By the way... for TOD to be shutting down is an interesting sentiment indicator. Just to reality check that number of trucks:
"The first thing you notice in North Dakota's oil patch are trucks [...] Drillers inject 1 million to 3.5 million gallons of pressurized water into each well to shatter the rock and free the oil. More of the trucks you see are carrying water than anything else, some 400 to 800 truckloads per well."
The falling EROEI of oil resources is consistent with the peak oil theory. As supplies become tighter, the price rises, and previously uneconomic (lower EROEI) resources become economic... and are exploited. Looking at the photos of oil sands mining (not drilling!), you can certainly see why oil sands have a much lower (~10x) EROEI than good ol' conventional oil. For one thing, the sand is only a few percent oil by weight.

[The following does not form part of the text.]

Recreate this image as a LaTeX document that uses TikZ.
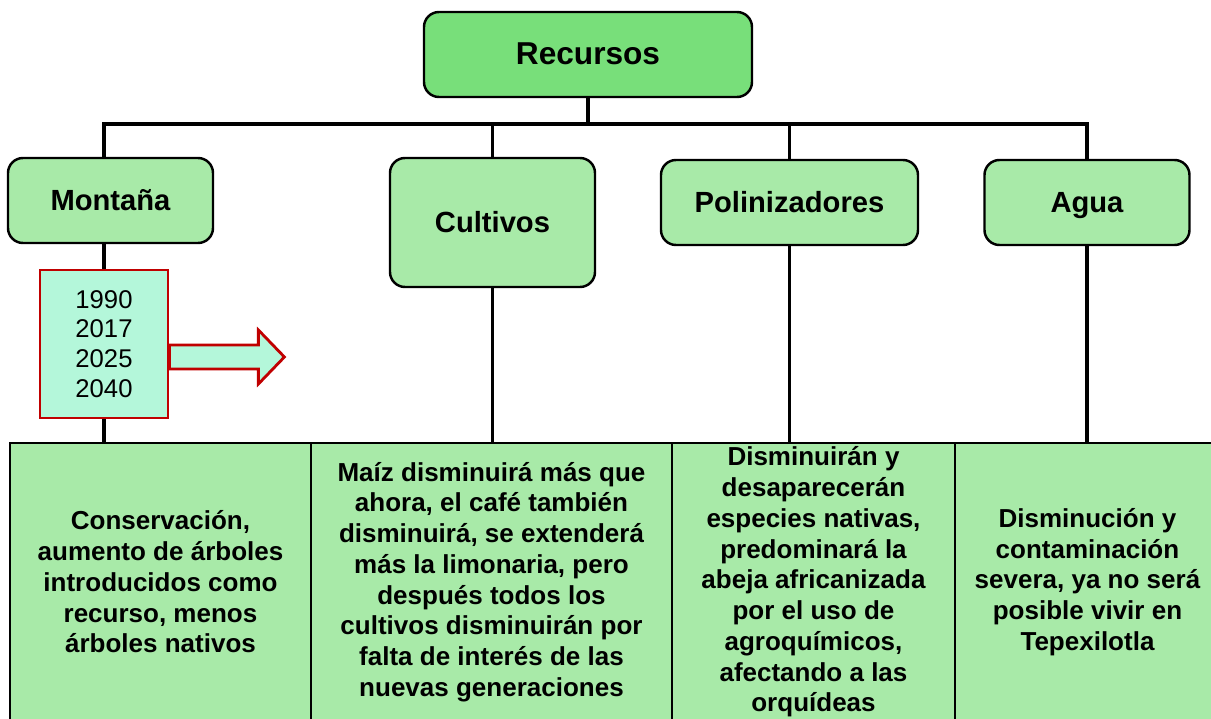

Murphy ends with an decent theory of the 2008 crash:
"As supply [of petroleum] failed to meet demand and prices rose (amplified by speculation, yes), the transportation, airline, tourism, automotive, and other directly related industries began to suffer and fold under pressure. The resulting economic slowdown deprived the sub-prime racket of oxygen, forcing the house of cards to collapse on itself. The racket worked as long as growth continued and housing prices did not falter. So we may have seen our first peak-oil economic disruption."
My only problem with this is that subprime crashed long before the 2008 price spike. However, isn't it interesting that our 13 years of economic malaise (booms and busts) began the same time as oil prices started climbing?